Waiting for Super Teachers

 Waiting for Super Teachers

Story tools

A A AResize

Print

 
The educational documentary “Waiting for ‘Superman’” that focuses on the sad state of K-12 education in America generated strong reaction among my students in the community college where I teach.

Jeff is one of them. He’s appalled by the statistics. In 1971, the government spent $4,300 on each child’s education. In 2009, it increased to $9,500; yet there has been no improvement in test scores or performances. Less than 40% of all eighth-graders in the U.S. are proficient in math and reading. Of the 60,000 students in Roosevelt High School in Los Angeles, 40,000 dropped out. The cost of bad teachers in New York is $100 million per year and yet, only 1 in 2,500 teachers ever lose their teaching credential!

One of the main problems is the teachers unions and union contracts. There seems to be no accountability for teachers who perform poorly. Another is the practice of tenure. Teachers don't have to do anything to obtain it; they get it automatically after two years and then they stop trying. One solution is charter schools, because they receive public funds but are privately owned and not subject to union compliance. The movie showed five kids with parents who care and are involved in their lives and schools.
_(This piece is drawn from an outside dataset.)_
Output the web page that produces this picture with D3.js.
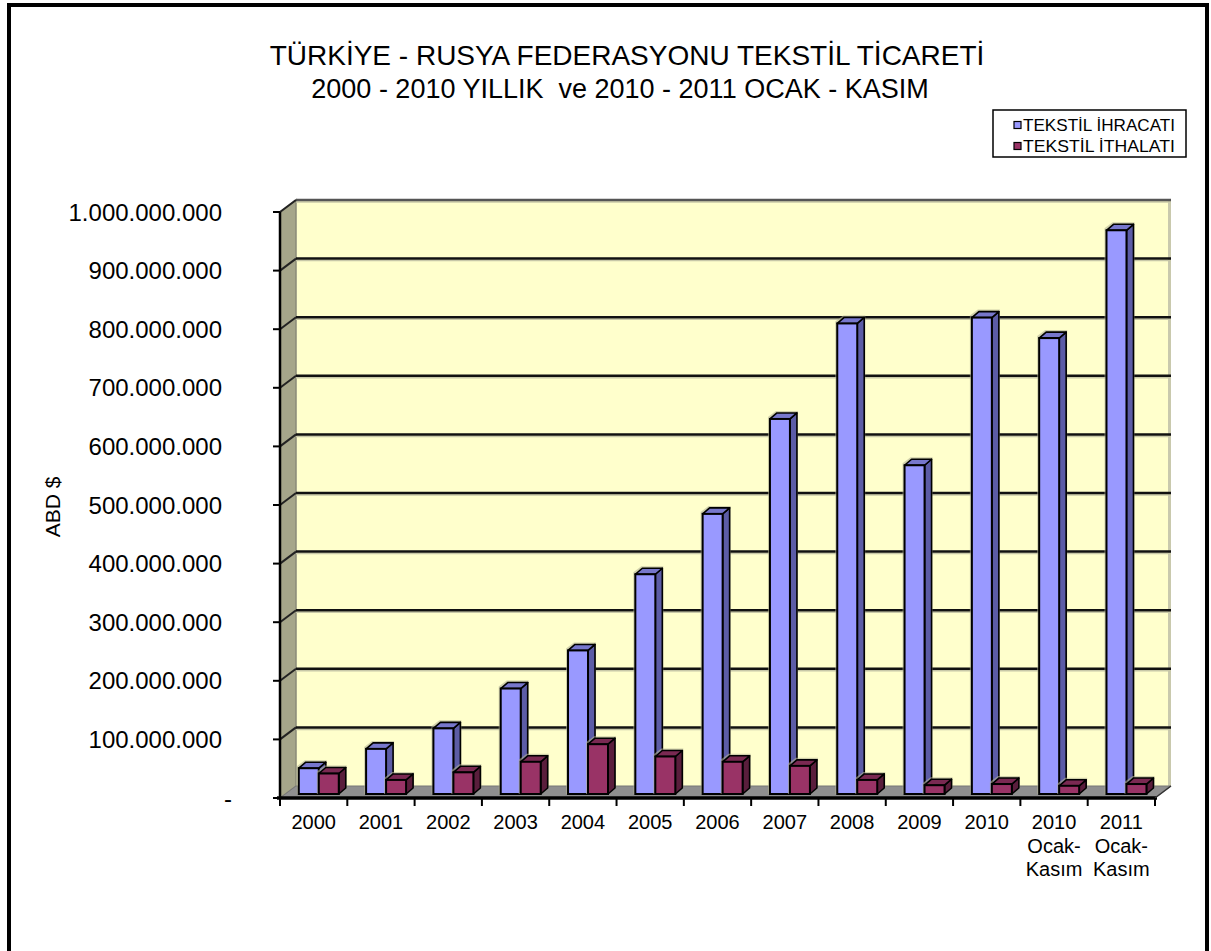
<!DOCTYPE html>
<html>
<head>
<meta charset="utf-8">
<script src="https://cdn.jsdelivr.net/npm/d3@7"></script>
<style>
  html, body { margin: 0; padding: 0; background: #fff; }
  svg { display: block; }
  text { font-family: "Liberation Sans", Arial, sans-serif; fill: #000; white-space: pre; }
</style>
</head>
<body>
<svg id="chart" width="1211" height="951"></svg>
<script>
// ---- data ----
const categories = ["2000","2001","2002","2003","2004","2005","2006","2007","2008","2009","2010","2010\nOcak-\nKasım","2011\nOcak-\nKasım"];
const exportValues = [44e6, 77e6, 112e6, 180e6, 245e6, 375e6, 478e6, 640e6, 803e6, 561e6, 813e6, 778e6, 962e6];
const importValues = [35e6, 24e6, 37e6, 55e6, 85e6, 64e6, 55e6, 48e6, 24e6, 15e6, 17e6, 14e6, 17e6];
const seriesNames = ["TEKSTİL İHRACATI", "TEKSTİL İTHALATI"];
const yTickValues = [0, 1e8, 2e8, 3e8, 4e8, 5e8, 6e8, 7e8, 8e8, 9e8, 1e9];
const titleLines = ["TÜRKİYE - RUSYA FEDERASYONU TEKSTİL TİCARETİ", "2000 - 2010 YILLIK  ve 2010 - 2011 OCAK - KASIM"];
const yAxisTitle = "ABD $";

// ---- layout ----
const svg = d3.select("#chart");
const X0 = 280, X1 = 1155, Y0 = 798, Y1 = 212;
const WDX = 16, WDY = -12;          // wall depth
const BOX = 5.33, BOY = -4;          // bar front offset into depth
const BDX = 7, BDY = -6;             // bar depth

const x = d3.scaleBand().domain(categories).range([X0, X1]);
const y = d3.scaleLinear().domain([0, 1e9]).range([Y0, Y1]);

// border
svg.append("rect").attr("x", 9).attr("y", 5).attr("width", 1198).attr("height", 960)
  .attr("fill", "#fff").attr("stroke", "#000").attr("stroke-width", 4);

// title
svg.append("text").attr("x", 627).attr("y", 65).attr("text-anchor", "middle")
  .attr("font-size", 28).text(titleLines[0]);
svg.append("text").attr("x", 620).attr("y", 98).attr("text-anchor", "middle")
  .attr("font-size", 27).text(titleLines[1]);

// back wall
svg.append("rect").attr("x", X0 + WDX).attr("y", Y1 + WDY)
  .attr("width", X1 - X0).attr("height", Y0 - Y1)
  .attr("fill", "#ffffcc");
svg.append("rect").attr("x", X1 + WDX - 3).attr("y", Y1 + WDY)
  .attr("width", 3).attr("height", Y0 - Y1)
  .attr("fill", "#c9c9ad");

// left wall
svg.append("polygon")
  .attr("points", [[X0, Y0], [X0, Y1], [X0 + WDX, Y1 + WDY], [X0 + WDX, Y0 + WDY]].map(p => p.join(",")).join(" "))
  .attr("fill", "#a6a68a").attr("stroke", "#8a8a78").attr("stroke-width", 1.5);

// floor
svg.append("polygon")
  .attr("points", [[X0, Y0], [X1, Y0], [X1 + WDX, Y0 + WDY], [X0 + WDX, Y0 + WDY]].map(p => p.join(",")).join(" "))
  .attr("fill", "#8f8f8f").attr("stroke", "#777").attr("stroke-width", 1);

// gridlines
const grid = svg.append("g");
yTickValues.filter(v => v > 0).forEach(v => {
  const yb = y(v) + WDY;
  grid.append("line").attr("x1", X0 + WDX).attr("x2", X1 + WDX)
    .attr("y1", yb + 2).attr("y2", yb + 2).attr("stroke", "#c8c8a8").attr("stroke-width", 1.5);
  grid.append("line").attr("x1", X0 + WDX).attr("x2", X1 + WDX)
    .attr("y1", yb).attr("y2", yb).attr("stroke", v === 1e9 ? "#555" : "#111").attr("stroke-width", 2.5);
  grid.append("line").attr("x1", X0).attr("x2", X0 + WDX)
    .attr("y1", y(v)).attr("y2", yb).attr("stroke", "#222").attr("stroke-width", 2);
});

// bars
const bars = svg.append("g");
const bw = x.bandwidth();
function drawBar(cat, v, slot, cFront, cTop, cSide) {
  const x0 = x(cat) + BOX + bw * 0.2 + slot * bw * 0.297;
  const w = bw * 0.297;
  const yb = y(0) + BOY, yt = y(v) + BOY;
  const pts = a => a.map(p => p.join(",")).join(" ");
  bars.append("polygon")
    .attr("points", pts([[x0 - 2, yb], [x0 - 2, yt - 2], [x0 + BDX - 1, yt + BDY - 2], [x0 + w + BDX + 1, yt + BDY - 2], [x0 + w + BDX + 1, yb + BDY], [x0 + w, yb]]))
    .attr("fill", "#b3b394").attr("opacity", 0.6);
  bars.append("polygon")
    .attr("points", pts([[x0 + w, yt], [x0 + w + BDX, yt + BDY], [x0 + w + BDX, yb + BDY], [x0 + w, yb]]))
    .attr("fill", cSide).attr("stroke", "#000").attr("stroke-width", 1.6).attr("stroke-linejoin", "round");
  bars.append("polygon")
    .attr("points", pts([[x0, yt], [x0 + w, yt], [x0 + w + BDX, yt + BDY], [x0 + BDX, yt + BDY]]))
    .attr("fill", cTop).attr("stroke", "#000").attr("stroke-width", 1.6).attr("stroke-linejoin", "round");
  bars.append("rect").attr("x", x0).attr("y", yt).attr("width", w).attr("height", yb - yt)
    .attr("fill", cFront).attr("stroke", "#000").attr("stroke-width", 2);
}
categories.forEach((c, i) => {
  drawBar(c, exportValues[i], 0, "#9999ff", "#7777cc", "#5c5ca6");
  drawBar(c, importValues[i], 1, "#993366", "#7a2952", "#5a1e3c");
});

// front floor edge / x axis
svg.append("line").attr("x1", X0 - 3).attr("x2", X1 + 2).attr("y1", Y0).attr("y2", Y0)
  .attr("stroke", "#000").attr("stroke-width", 3.5);
svg.append("line").attr("x1", X1).attr("x2", X1 + WDX).attr("y1", Y0).attr("y2", Y0 + WDY)
  .attr("stroke", "#333").attr("stroke-width", 1.5);
const xTicks = categories.map(c => x(c)).concat([X1]);
xTicks.forEach(t => {
  svg.append("line").attr("x1", t).attr("x2", t).attr("y1", Y0).attr("y2", Y0 + 8)
    .attr("stroke", "#000").attr("stroke-width", 2);
});

// x labels
categories.forEach(c => {
  const lines = c.split("\n");
  const t = svg.append("text").attr("x", x(c) + bw / 2).attr("y", 829)
    .attr("text-anchor", "middle").attr("font-size", 20);
  lines.forEach((l, i) => t.append("tspan").attr("x", x(c) + bw / 2).attr("dy", i === 0 ? 0 : 23.5).text(l));
});

// y axis
svg.append("line").attr("x1", X0).attr("x2", X0).attr("y1", Y1).attr("y2", Y0)
  .attr("stroke", "#000").attr("stroke-width", 2.5);
const fmt = v => v === 0 ? "-" : d3.format(",")(v).replace(/,/g, ".");
yTickValues.forEach(v => {
  svg.append("line").attr("x1", X0 - 7).attr("x2", X0).attr("y1", y(v)).attr("y2", y(v))
    .attr("stroke", "#000").attr("stroke-width", 2);
  svg.append("text").attr("x", v === 0 ? 232 : 222).attr("y", y(v)).attr("dy", "0.36em")
    .attr("text-anchor", "end").attr("font-size", 24).text(fmt(v));
});
svg.append("text").attr("transform", "translate(60,507) rotate(-90)")
  .attr("text-anchor", "middle").attr("font-size", 21).text(yAxisTitle);

// legend
const lg = svg.append("g");
lg.append("rect").attr("x", 993).attr("y", 110).attr("width", 193).attr("height", 47)
  .attr("fill", "#fff").attr("stroke", "#000").attr("stroke-width", 1.5);
const legColors = ["#9999ff", "#993366"];
seriesNames.forEach((s, i) => {
  const cy = 125 + i * 21;
  lg.append("rect").attr("x", 1014).attr("y", cy - 3.5).attr("width", 7).attr("height", 7)
    .attr("fill", legColors[i]).attr("stroke", "#000").attr("stroke-width", 1.2);
  lg.append("text").attr("x", 1023).attr("y", cy).attr("dy", "0.36em")
    .attr("font-size", 17).attr("textLength", 152).attr("lengthAdjust", "spacingAndGlyphs").text(s);
});
</script>
</body>
</html>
As a former teacher for a year, Jeff believes that teachers are not all to blame, that the parents are also often at fault.

The theory that students are the reason for poor performance in schools is no longer valid. “Waiting for Superman” shows that it is often the teachers and people in power who are the main hindrance to children’s learning.


For Kevin, it was a shock to learn that schools in America are getting worse. While watching the film, Kevin was able to compare the situation with his own school experience. He remembers high school as being boring. He hated the teachers who didn’t know how to teach. He had one who was terrible at teaching math but because she had taught for five years she had tenure to continue teaching, although she was wrecking the lives of her students. He doesn't remember any subject from high school because he doesn't remember learning anything.

When the California Standardized Testing came along, Kevin remembers many of his classmates blindly filling in the bubbles in the multiple-choice questions because they didn’t know the answers. He feels that high school is a waste of time. Now, he is trying to learn the same thing in college as in high school. A lot of people he knows are stuck in remedial math or English.

“Superman” confirms this: 50% of college students must take remedial classes. Kevin agrees with the film that a solution to the education crisis is to get rid of tenure. This will purge teachers who are not qualified to teach. Many new teachers are being laid off, who are brighter and smarter but are being fired simply because they have no teaching experience. He strongly feels that great teachers should be paid more than mediocre and bad teachers. He hopes that more students will watch the film. “Going to school will give us a career but how will we reach that goal if we cannot learn to our full potential?”

“Superman” brought clarity to questions Julien had about the American educational system. She had always been disturbed by the lack of respect for education in America. Coming from a third world country, she could never understand why minority groups didn’t figure out that education was the answer to most of their problems in America.

Julien comes from a French-speaking Caribbean island and took many years to master the English language. She always believed that learning English was what she needed to do to assimilate. But the film spoke powerfully to her about educational inequality in America. Although she believes in unions to protect the rights of ordinary citizens in a capitalistic society, she has found to her dismay that unions have a tendency to turn mafia-like in America. She wished that she took her 16-year-old daughter to the movie.

Anna wanted to cry after seeing the movie. At the same time, she also felt angry. She is fired up to do something to improve America’s K-12 public schools. She had always thought it was the urban poor and minorities who were left behind. But now she knows that thousands of “dropout factories” are all over America, including in affluent areas.

Anna believes that if the U.S. had a better-educated work force, there would be less crime. “Then we could put the money we use to build jails into our broken school system.” She also agrees that the tenure system should be abolished. While originally it was meant to protect the rights of teachers, it now allows uncaring and incompetent teachers to continue earning at the expense of the students.

Delanie left the movie crying. She has seen first-hand what terrible teachers and a corrupt public school system can do to a young student. From kindergarten to second grade, her brother suffered incompetent teachers who held him back, just like Francisco in the movie.

Delanie finds it unbelievable how much money the state and the federal government spend on prisoners relative to students. The whole public school system needs to be restructured, she says. She feels very fortunate to have had great teachers during her developmental years in elementary school. “Otherwise, I don't think I'd be in college.”